One trouble with county-line consolidation is that dozens of Kansas school districts cross county lines. Squeezing them back in could be trouble.

Example: Of the 166 school districts in the state’s western two-thirds, much of it thinly populated, a third of those districts (56) cross county lines. For this report, the western twothirds is Kansas west of a line including Washington County south though Cowley County. This territory includes the ten school districts in Sedgwick County; seven of them share territory with Butler, Reno, Kingman, Sumner, Cowley and Harvey Counties.

In that western two-thirds, enrollments are heavily concentrated in 15 districts in Sedgwick and west Butler Counties.

More than 90 percent (138) of the remaining 151 school districts, have enrollments below 1,000. Some have less than 100 ‒ for example, Healy USD 468, in the northwest quarter of Lane County, with an enrollment of 71, takes in a chunk of Gove County to the north. The rest of Lane County is

Dighton USD 482, enrollment 228. Weskan USD 242, along the Colorado border in west Wallace County, has an enrollment of 95.

Through the Smoky Hills and across the High Plains and Ark River Lowlands, vast distances separate schools and their headquarter districts. In the early 2000s, the late Sen. Stan Clark, an Oakley Republican, confronted a consolidation proposal that, like nearly all others, ultimately meant closing buildings and increasing the distances between schools. “This would mean creating boarding schools and building dormitories,”

Clark said. “Is that what we want?”

Districts with territory in more than two counties include Smoky Valley, which takes in portions of McPherson, Saline and Rice Counties. Other three-county districts are Fowler USD 225 (Meade, Gray and Ford Counties), and Great Bend USD 428 (Barton, Stafford and Pawnee Counties).

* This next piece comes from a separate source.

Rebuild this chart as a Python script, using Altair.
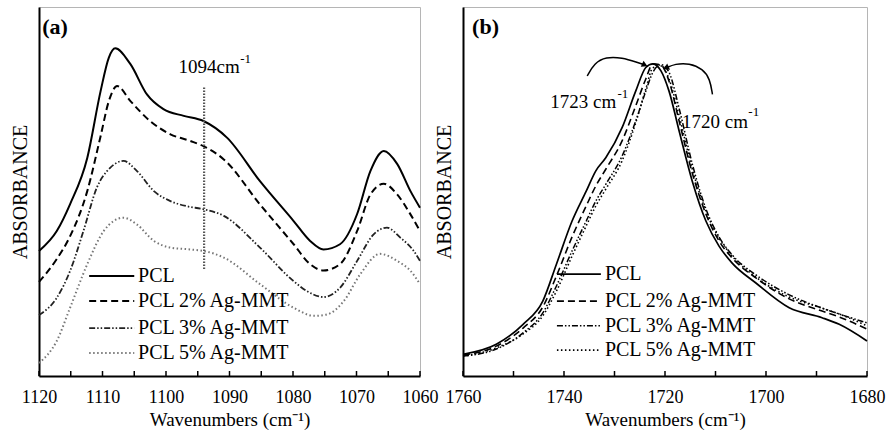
import altair as alt
import pandas as pd

FONT = "Liberation Serif"

# ---------------- Panel (a): 1120-1060 cm-1 ----------------
A_PCL_X = [1120, 1117.2, 1115.1, 1112.4, 1110.3, 1109.0, 1108.0, 1105.6, 1103.0, 1100.4, 1097.2, 1094.1,
           1090.4, 1085.2, 1079.9, 1077.3, 1075.2, 1072.6, 1069.9, 1067.8, 1065.7, 1063.6, 1061.5, 1060]
A_PCL_Y = [33.9, 39.3, 46.6, 59.1, 77.2, 86.3, 88.8, 84.5, 76.3, 72.3, 70.5, 69.1,
           64.6, 52.8, 42.0, 36.6, 34.3, 35.7, 43.9, 55.6, 61.0, 57.5, 50.1, 45.6]

A_2_X = [1120, 1117.2, 1115.1, 1112.4, 1110.3, 1109.0, 1107.7, 1105.6, 1102.5, 1099.3, 1096.2, 1094.1,
         1090.9, 1085.2, 1079.9, 1077.3, 1075.2, 1072.6, 1069.9, 1067.8, 1065.7, 1063.6, 1061.5, 1060]
A_2_Y = [25.5, 31.7, 37.9, 50.1, 65.0, 74.5, 78.6, 74.5, 69.1, 65.5, 63.7, 62.3,
         58.7, 46.5, 35.7, 30.3, 28.6, 30.3, 39.3, 49.2, 52.1, 49.2, 43.8, 39.3]

A_3_X = [1120, 1117.2, 1115.1, 1113.0, 1110.9, 1108.8, 1106.7, 1104.6, 1101.9, 1099.3, 1096.7, 1094.1,
         1090.9, 1085.2, 1079.9, 1077.8, 1075.2, 1072.6, 1069.9, 1067.3, 1065.2, 1063.1, 1061.0, 1060]
A_3_Y = [16.5, 21.2, 28.5, 39.3, 51.0, 56.4, 58.3, 55.6, 50.1, 47.4, 46.0, 45.2,
         43.4, 34.8, 25.7, 23.0, 21.4, 23.9, 31.2, 38.4, 40.2, 37.5, 33.9, 31.2]

A_5_X = [1120, 1117.2, 1115.1, 1112.4, 1109.8, 1106.7, 1104.6, 1101.9, 1099.3, 1096.2, 1094.1,
         1090.9, 1085.2, 1079.9, 1076.7, 1074.6, 1072.0, 1069.4, 1066.3, 1063.6, 1061.5, 1060]
A_5_Y = [3.5, 9.5, 18.5, 30.3, 39.3, 42.9, 41.1, 36.6, 34.8, 34.3, 33.9,
         32.1, 24.9, 18.5, 16.3, 16.7, 20.3, 27.6, 33.1, 31.2, 28.5, 24.9]

A_TICKS = [1120, 1110, 1100, 1090, 1080, 1070, 1060]
A_MINOR = [1120, 1115, 1110, 1105, 1100, 1095, 1090, 1085, 1080, 1075, 1070, 1065, 1060]
A_MARK_W = [1094]
A_MARK_LOW = [29.0]
A_MARK_HIGH = [78.6]

# ---------------- Panel (b): 1760-1680 cm-1 ----------------
B_X = [1760, 1753.4, 1748.1, 1744.2, 1741.5, 1738.4, 1735.6, 1733.7, 1731.7, 1728.5, 1725.8, 1723.8,
       1722.4, 1720.8, 1719.2, 1717.2, 1714.6, 1711.9, 1709.3, 1706.7, 1702.0, 1695.4, 1688.9, 1685.5, 1680]
B_PCL_Y = [5.9, 8.6, 14.0, 20.3, 30.3, 42.0, 50.1, 55.6, 59.2, 67.3, 77.2, 83.6,
           84.6, 82.7, 77.2, 66.4, 52.8, 42.0, 35.2, 30.6, 25.2, 18.5, 15.8, 14.0, 9.5]
B_2_Y = [5.7, 8.1, 13.0, 18.7, 27.1, 37.7, 46.1, 51.5, 56.1, 63.7, 73.2, 80.5,
         84.6, 84.3, 79.9, 69.1, 55.0, 43.9, 36.6, 32.0, 26.6, 20.9, 17.6, 16.0, 12.7]
B_3_Y = [5.4, 7.3, 11.7, 17.1, 24.4, 33.9, 42.0, 47.4, 52.0, 59.6, 69.1, 77.2,
         82.3, 84.4, 82.3, 72.5, 57.5, 45.3, 37.7, 32.8, 27.4, 22.0, 18.4, 16.8, 14.4]
B_5_Y = [5.4, 7.6, 11.4, 16.3, 23.0, 32.5, 40.7, 46.1, 50.7, 58.3, 68.6, 77.8,
         83.5, 84.0, 80.5, 70.5, 56.1, 44.7, 37.4, 32.5, 26.8, 21.4, 18.4, 16.8, 13.6]

B_TICKS = [1760, 1740, 1720, 1700, 1680]
B_MINOR = [1760, 1750, 1740, 1730, 1720, 1710, 1700, 1690, 1680]

# arrows pointing at the band maxima
B_ARC_L_X = [1735.4, 1734.0, 1731.7, 1728.5, 1725.5, 1724.0]
B_ARC_L_Y = [81.3, 84.8, 86.5, 86.3, 85.0, 84.3]
B_ARC_R_X = [1710.6, 1711.1, 1712.5, 1715.2, 1718.0, 1719.8]
B_ARC_R_Y = [76.3, 80.5, 83.2, 84.8, 84.6, 83.5]

SERIES = ["PCL", "PCL 2% Ag-MMT", "PCL 3% Ag-MMT", "PCL 5% Ag-MMT"]
DASHES = [None, [7, 4], [6, 2, 1.5, 2, 1.5, 2], [1.5, 2.5]]

W_A, W_B, H = 381, 404, 369


def make_xy(dom, ticks):
    X = alt.X("w:Q",
              scale=alt.Scale(domain=dom, reverse=True, nice=False, zero=False),
              axis=alt.Axis(values=ticks, format="d", title="Wavenumbers (cm⁻¹)",
                            ticks=False, labelFlush=False, labelPadding=12, titlePadding=4))
    Y = alt.Y("a:Q", scale=alt.Scale(domain=[0, 100], nice=False, zero=False),
              axis=alt.Axis(labels=False, ticks=False, title="ABSORBANCE",
                            titlePadding=9, titleFontSize=20))
    return X, Y


def line(xs, ys, X, Y, dash, color, width, interp="monotone"):
    df = pd.DataFrame({"w": xs, "a": ys})
    kw = dict(color=color, strokeWidth=width, interpolate=interp)
    if dash:
        kw["strokeDash"] = dash
    return alt.Chart(df).mark_line(**kw).encode(x=X, y=Y)


def ticks_layer(vals, X):
    df = pd.DataFrame({"w": vals})
    return alt.Chart(df).mark_rule(color="black", strokeWidth=1.5).encode(
        x=X, y=alt.value(H), y2=alt.value(H - 5))


def text(df, X, Y, size, align="left", weight="normal", baseline="alphabetic"):
    return alt.Chart(df).mark_text(font=FONT, fontSize=size, align=align, color="black",
                                   fontWeight=weight, baseline=baseline).encode(
        x=X, y=Y, text="t:N")


def legend(X, Y, x1, x2, xt, rows, colors, widths):
    layers = []
    for name, dash, c, wd, r in zip(SERIES, DASHES, colors, widths, rows):
        df = pd.DataFrame({"w": [x1], "w2": [x2], "a": [r]})
        kw = dict(color=c, strokeWidth=wd)
        if dash:
            kw["strokeDash"] = dash
        layers.append(alt.Chart(df).mark_rule(**kw).encode(x=X, x2=alt.X2("w2"), y=Y))
        layers.append(text(pd.DataFrame({"w": [xt], "a": [r], "t": [name]}), X, Y, 20,
                           baseline="middle"))
    return layers


# ----- panel (a)
XA, YA = make_xy([1060, 1120], A_TICKS)
a_colors = ["black", "black", "#222", "#777"]
a_widths = [2, 2, 1.8, 2]
pa_layers = [
    line(A_PCL_X, A_PCL_Y, XA, YA, DASHES[0], a_colors[0], a_widths[0]),
    line(A_2_X, A_2_Y, XA, YA, DASHES[1], a_colors[1], a_widths[1]),
    line(A_3_X, A_3_Y, XA, YA, DASHES[2], a_colors[2], a_widths[2]),
    line(A_5_X, A_5_Y, XA, YA, DASHES[3], a_colors[3], a_widths[3]),
    alt.Chart(pd.DataFrame({"w": A_MARK_W, "a": A_MARK_LOW, "a2": A_MARK_HIGH}))
    .mark_rule(color="#555", strokeWidth=2.2, strokeDash=[1.5, 1.5])
    .encode(x=XA, y=YA, y2=alt.Y2("a2")),
    ticks_layer(A_MINOR, XA),
    text(pd.DataFrame({"w": [1093.2], "a": [82.1], "t": ["1094cm"]}), XA, YA, 19, align="center"),
    text(pd.DataFrame({"w": [1088.3], "a": [84.8], "t": ["-1"]}), XA, YA, 13),
    text(pd.DataFrame({"w": [1119.5], "a": [92.7], "t": ["(a)"]}), XA, YA, 22, weight="bold"),
] + legend(XA, YA, 1112.1, 1105.0, 1104.4, [27.1, 20.3, 13.0, 6.2], a_colors, a_widths)
pa = alt.layer(*pa_layers).properties(width=W_A, height=H)

# ----- panel (b)
XB, YB = make_xy([1680, 1760], B_TICKS)
b_colors = ["black", "black", "black", "black"]
b_widths = [1.7, 1.6, 1.5, 1.6]
pb_layers = [
    line(B_X, B_PCL_Y, XB, YB, DASHES[0], b_colors[0], b_widths[0]),
    line(B_X, B_2_Y, XB, YB, DASHES[1], b_colors[1], b_widths[1]),
    line(B_X, B_3_Y, XB, YB, DASHES[2], b_colors[2], b_widths[2]),
    line(B_X, B_5_Y, XB, YB, DASHES[3], b_colors[3], b_widths[3]),
    line(B_ARC_L_X, B_ARC_L_Y, XB, YB, None, "black", 1.5, "basis"),
    line(B_ARC_R_X, B_ARC_R_Y, XB, YB, None, "black", 1.5, "basis"),
    alt.Chart(pd.DataFrame({"w": [B_ARC_L_X[-1]], "a": [B_ARC_L_Y[-1]]}))
    .mark_point(shape="triangle-right", angle=25, filled=True, size=45, color="black", opacity=1)
    .encode(x=XB, y=YB),
    alt.Chart(pd.DataFrame({"w": [B_ARC_R_X[-1]], "a": [B_ARC_R_Y[-1]]}))
    .mark_point(shape="triangle-left", angle=335, filled=True, size=45, color="black", opacity=1)
    .encode(x=XB, y=YB),
    ticks_layer(B_MINOR, XB),
    text(pd.DataFrame({"w": [1736.2], "a": [72.6], "t": ["1723 cm"]}), XB, YB, 19, align="center"),
    text(pd.DataFrame({"w": [1729.4], "a": [75.3], "t": ["-1"]}), XB, YB, 13),
    text(pd.DataFrame({"w": [1710.1], "a": [67.2], "t": ["1720 cm"]}), XB, YB, 19, align="center"),
    text(pd.DataFrame({"w": [1703.5], "a": [70.5], "t": ["-1"]}), XB, YB, 13),
    text(pd.DataFrame({"w": [1758.2], "a": [92.7], "t": ["(b)"]}), XB, YB, 22, weight="bold"),
] + legend(XB, YB, 1741.4, 1732.7, 1731.9, [27.6, 20.3, 13.6, 7.0], b_colors, b_widths)
pb = alt.layer(*pb_layers).properties(width=W_B, height=H)

chart = (
    alt.hconcat(pa, pb, spacing=43, bounds="flush")
    .properties(padding={"left": 9, "top": 6, "right": 0, "bottom": 0}, background="white")
    .configure_view(stroke="#b5b5b5", strokeWidth=1)
    .configure_axis(domainColor="black", domainWidth=2, grid=False,
                    labelFont=FONT, labelFontSize=18, labelColor="black",
                    titleFont=FONT, titleFontSize=19, titleFontWeight="normal", titleColor="black")
)

chart.save("out.html", embed_options={"renderer": "svg", "actions": False})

Lincoln USD 298 takes portions of four counties: Lincoln, Saline, Ottawa and a couple of nicks in southern Mitchell County.

Incredibly, Holyrood USD 112 includes parts of FIVE counties: Ellsworth, Rice, Barton, Russell, and a tiny chip in southwest Lincoln County.

The Bradford plan invites mad dreams. There have been other such consolidation proposals, and in every case advocates find that political or geographic boundaries rarely coincide with economic ones. (Imagine the nightmare with bus routes, or cross-border schooling with other states…)

County-line consolidation would play havoc with school district tax bases, bond ratings and debt. Recreation districts, the base for financing countless programs, leagues, activities and facilities, are often configured along school district boundaries, with any mill levies processed through school budgets. Districts now cross county lines as a matter of geography and economy. How property valuations could be re-figured with any equity would demand monumental effort, infinite skill and, likely, massive infusions of new state aid to ensure adequate financing for regions left in the lurch.

School districts are where the students live and where the buildings are. They can’t be reshaped to the molding of politicians’ play-dough ‒ not without enormous consequence.

Bradford would play havoc with hundreds of school districts and the histories, economics, cultures and God knows what else rumbling over and about the school buildings and athletic conferences across Kansas.

There are better, safer ways to be a fool.